▶ _Stored data_
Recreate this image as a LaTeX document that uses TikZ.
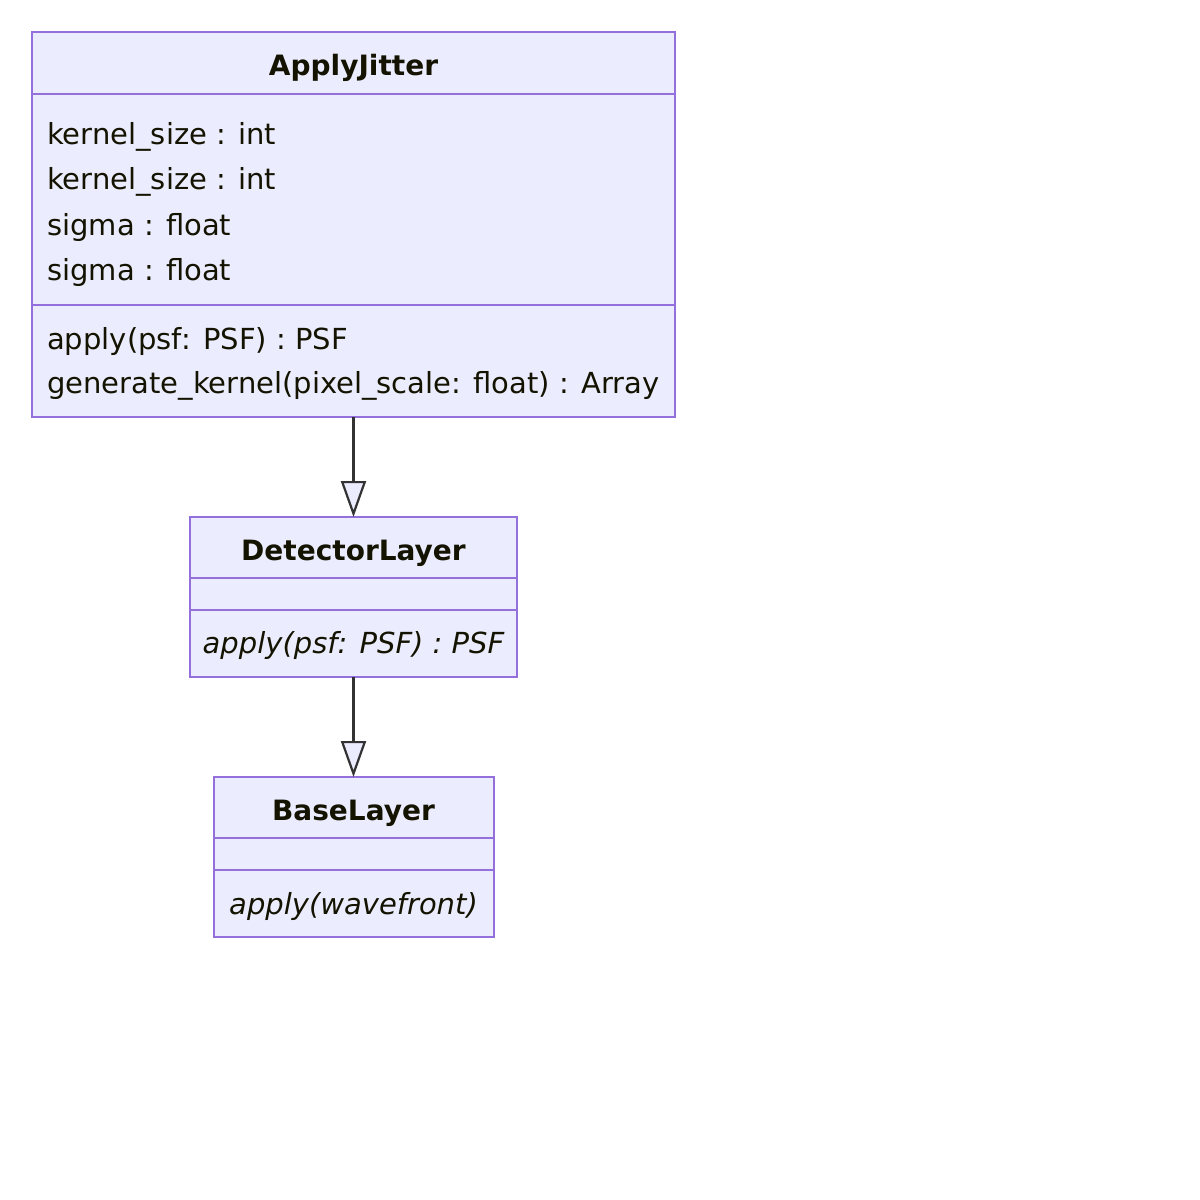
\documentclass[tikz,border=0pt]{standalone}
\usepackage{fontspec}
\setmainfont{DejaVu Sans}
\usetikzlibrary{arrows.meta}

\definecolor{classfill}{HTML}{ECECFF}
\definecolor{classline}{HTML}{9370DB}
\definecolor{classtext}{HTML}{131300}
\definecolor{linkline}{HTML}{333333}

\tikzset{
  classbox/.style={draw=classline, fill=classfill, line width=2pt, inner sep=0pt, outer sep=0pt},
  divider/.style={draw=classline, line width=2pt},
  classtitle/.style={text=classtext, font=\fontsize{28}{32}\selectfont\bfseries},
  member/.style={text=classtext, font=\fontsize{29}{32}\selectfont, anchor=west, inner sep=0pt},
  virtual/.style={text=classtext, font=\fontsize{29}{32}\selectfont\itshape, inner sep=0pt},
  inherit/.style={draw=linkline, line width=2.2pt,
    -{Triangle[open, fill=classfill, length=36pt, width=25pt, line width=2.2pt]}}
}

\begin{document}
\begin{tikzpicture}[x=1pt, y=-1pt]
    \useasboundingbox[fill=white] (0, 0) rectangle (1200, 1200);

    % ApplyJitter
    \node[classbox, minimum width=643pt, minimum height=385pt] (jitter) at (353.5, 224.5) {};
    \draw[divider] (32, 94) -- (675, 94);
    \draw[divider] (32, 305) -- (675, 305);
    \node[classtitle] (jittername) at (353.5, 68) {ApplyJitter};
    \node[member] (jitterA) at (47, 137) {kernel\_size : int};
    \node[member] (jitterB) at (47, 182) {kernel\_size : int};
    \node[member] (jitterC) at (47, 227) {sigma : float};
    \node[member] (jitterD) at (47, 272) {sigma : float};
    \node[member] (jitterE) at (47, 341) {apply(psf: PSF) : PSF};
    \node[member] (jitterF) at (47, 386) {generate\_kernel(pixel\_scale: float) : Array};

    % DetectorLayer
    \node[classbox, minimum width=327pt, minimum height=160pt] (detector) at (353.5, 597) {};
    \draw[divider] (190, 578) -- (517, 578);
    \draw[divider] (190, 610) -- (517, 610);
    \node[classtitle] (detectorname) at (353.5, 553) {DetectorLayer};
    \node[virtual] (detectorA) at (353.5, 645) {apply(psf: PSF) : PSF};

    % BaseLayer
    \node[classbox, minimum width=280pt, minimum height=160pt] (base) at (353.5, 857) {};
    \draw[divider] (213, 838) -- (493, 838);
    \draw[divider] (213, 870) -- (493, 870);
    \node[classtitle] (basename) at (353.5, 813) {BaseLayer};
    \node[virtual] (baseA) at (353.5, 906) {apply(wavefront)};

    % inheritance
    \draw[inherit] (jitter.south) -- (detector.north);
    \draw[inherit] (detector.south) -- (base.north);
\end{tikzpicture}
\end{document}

▶ _Exercise directions_
Up to and including the line with "rectangle (1200, 1200);", copy the data above from its first line. Skip pictures.

▶ _The solution_
Recreate this image as a LaTeX document that uses TikZ.
\documentclass[tikz,border=0pt]{standalone}
\usepackage{fontspec}
\setmainfont{DejaVu Sans}
\usetikzlibrary{arrows.meta}

\definecolor{classfill}{HTML}{ECECFF}
\definecolor{classline}{HTML}{9370DB}
\definecolor{classtext}{HTML}{131300}
\definecolor{linkline}{HTML}{333333}

\tikzset{
  classbox/.style={draw=classline, fill=classfill, line width=2pt, inner sep=0pt, outer sep=0pt},
  divider/.style={draw=classline, line width=2pt},
  classtitle/.style={text=classtext, font=\fontsize{28}{32}\selectfont\bfseries},
  member/.style={text=classtext, font=\fontsize{29}{32}\selectfont, anchor=west, inner sep=0pt},
  virtual/.style={text=classtext, font=\fontsize{29}{32}\selectfont\itshape, inner sep=0pt},
  inherit/.style={draw=linkline, line width=2.2pt,
    -{Triangle[open, fill=classfill, length=36pt, width=25pt, line width=2.2pt]}}
}

\begin{document}
\begin{tikzpicture}[x=1pt, y=-1pt]
    \useasboundingbox[fill=white] (0, 0) rectangle (1200, 1200);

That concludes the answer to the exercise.